Ted Hughes uses many poetic techniques to give an insight as to his outlook on an aspect of life. He shows us his outlook on the natural world and his fascination with powerful animals of nature as he does in ‘Hawk Roosting’ by depicting a hawk as an all-powerful leader. However, I feel the poem predominantly exhibits human ideas existing in the natural world by using the hawk as a metaphor for humans and their power and control over society. Through this we see Hughes’ outlook on human society. In ‘Hawk Roosting’ Hughes shows us his admiration for the natural world and its predators.
We see this through the paradox of ‘Now I hold Creation in my foot’ and in the monosyllabic language in the line ‘I kill where I please because it is all mine’. These two lines show us the power Hughes thinks the hawk has in the natural world as the paradox of ‘holding Creation’ tells us the hawk has total dominance over all those in his world. The monosyllabic language expresses the simplicity in the hawk’s life as he can act as he pleases as he is the sole ruler of the natural world. These two devices show that he feels the natural world is controlled and maintained through the dominance the hawk exhibits.
However, using the hawk metaphorically, I feel these lines give us a look into Hughes’ outlook on human civilization. They both give the idea of humans being the most powerful beings to exist. ‘I kill where I please because it is all mine’ shows the sense of entitlement we feel we have over the world as if we were commit heinous crimes there would be no retribution due to the power we hold over society. The line ‘Now I hold Creation in my foot’ I find interesting as it suggests as we hold ‘Creation’ that we are the creators of the universe. This would lift us to the highest level of authority over life itself.
Also I see this line capture the psyche of the human species; to conquer all and become the ultimate leader as it tells us we now rank above the Gods of all religions. It shows Hughes’ outlook on human society as he sees our ego inflated and exaggerated among society. What I find ironic about all of these ideas coming from a hawk is that as humans we consider our species to be the forefront of the animal kingdom and to have a hawk expressing his dominance over the world is astounding but extremely effective. Ted Hughes exhibits the hawk’s perfection in ‘Hawk Roosting’.
This is seen in the (unknown device) of ‘For the one path of my flight is direct’ and the monosyllabic language in ‘Or in sleep rehearse perfect kills and eats’. Both lines explain the hawks’ strive for perfection as to hold complete control over others. Hughes suggests that the hawk will always work to find new ways to control and subdue his subjects to ensure he remains in control. I see this as a direct metaphor to humans. I feel that Hughes’ sees humans constantly trying to improve what already works in society, to uncover the best strategy to overcome adversity.
Through this I feel we get an insight into the insecurity of humans where nothing can be good enough therefore we must continue to strive to perfection. Also the line ‘For the one path my flight is direct’ tells me that Hughes’ feels that once humans envision something, nothing can stop the dream from becoming a reality. I find this very ironic coming from a member of the natural world as man has dismantled the natural world in order to build society by demolishing forests and destroying habitats.

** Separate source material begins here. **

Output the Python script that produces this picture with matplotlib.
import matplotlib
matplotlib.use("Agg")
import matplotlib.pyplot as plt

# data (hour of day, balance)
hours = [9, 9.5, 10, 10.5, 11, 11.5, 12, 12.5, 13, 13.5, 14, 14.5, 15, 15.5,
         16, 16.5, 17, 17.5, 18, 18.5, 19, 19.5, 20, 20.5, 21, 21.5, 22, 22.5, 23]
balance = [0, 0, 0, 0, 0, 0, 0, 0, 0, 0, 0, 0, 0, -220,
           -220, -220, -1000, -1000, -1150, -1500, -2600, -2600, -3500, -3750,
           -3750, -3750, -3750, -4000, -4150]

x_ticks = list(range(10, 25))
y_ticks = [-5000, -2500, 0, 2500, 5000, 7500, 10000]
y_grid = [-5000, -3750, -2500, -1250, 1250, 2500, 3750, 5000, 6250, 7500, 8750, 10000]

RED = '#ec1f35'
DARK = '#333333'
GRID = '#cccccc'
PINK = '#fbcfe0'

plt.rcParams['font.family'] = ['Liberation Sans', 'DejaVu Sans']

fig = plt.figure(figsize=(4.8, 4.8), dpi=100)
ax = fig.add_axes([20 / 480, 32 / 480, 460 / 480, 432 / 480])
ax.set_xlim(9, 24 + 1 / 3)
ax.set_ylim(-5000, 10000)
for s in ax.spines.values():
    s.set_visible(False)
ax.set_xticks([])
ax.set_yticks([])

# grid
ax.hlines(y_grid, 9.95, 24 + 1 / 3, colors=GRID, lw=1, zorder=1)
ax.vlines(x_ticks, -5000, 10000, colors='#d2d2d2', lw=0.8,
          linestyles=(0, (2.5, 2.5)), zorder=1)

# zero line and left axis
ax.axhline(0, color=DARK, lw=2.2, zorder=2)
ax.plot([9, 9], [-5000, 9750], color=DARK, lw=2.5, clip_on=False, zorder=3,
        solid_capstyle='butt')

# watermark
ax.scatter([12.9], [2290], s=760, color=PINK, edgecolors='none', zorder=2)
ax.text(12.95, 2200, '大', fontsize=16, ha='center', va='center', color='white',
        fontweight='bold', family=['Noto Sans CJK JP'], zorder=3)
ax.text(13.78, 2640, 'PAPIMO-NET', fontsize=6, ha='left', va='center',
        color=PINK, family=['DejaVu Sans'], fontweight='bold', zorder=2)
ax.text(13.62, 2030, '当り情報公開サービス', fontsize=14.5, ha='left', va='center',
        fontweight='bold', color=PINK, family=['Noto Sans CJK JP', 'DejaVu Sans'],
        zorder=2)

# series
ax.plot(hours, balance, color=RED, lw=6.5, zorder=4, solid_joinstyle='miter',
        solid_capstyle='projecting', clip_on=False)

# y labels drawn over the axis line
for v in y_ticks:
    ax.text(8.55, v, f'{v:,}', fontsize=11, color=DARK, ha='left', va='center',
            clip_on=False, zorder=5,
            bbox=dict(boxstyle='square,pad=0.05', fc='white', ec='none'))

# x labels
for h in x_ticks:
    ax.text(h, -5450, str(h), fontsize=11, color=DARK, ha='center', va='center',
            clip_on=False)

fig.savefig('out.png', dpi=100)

So to have an uninterrupted vision occurring in the natural world in a poem the metaphorically refers to the power held by humans, I find effectively ironic. In ‘Hawk Roosting’ Hughes uses poetic devices to show us his view on the natural world and the animals that live in it. I feel he also shows us his views on human society through using the hawk and its ideas as a metaphor to that of a human. He shows the awesome control of the hawk over the natural world while referring to the power humans feel they have over civilization. He tells of the perfection needed by the hawk and also humans as we strive to find faults in what occurs in society.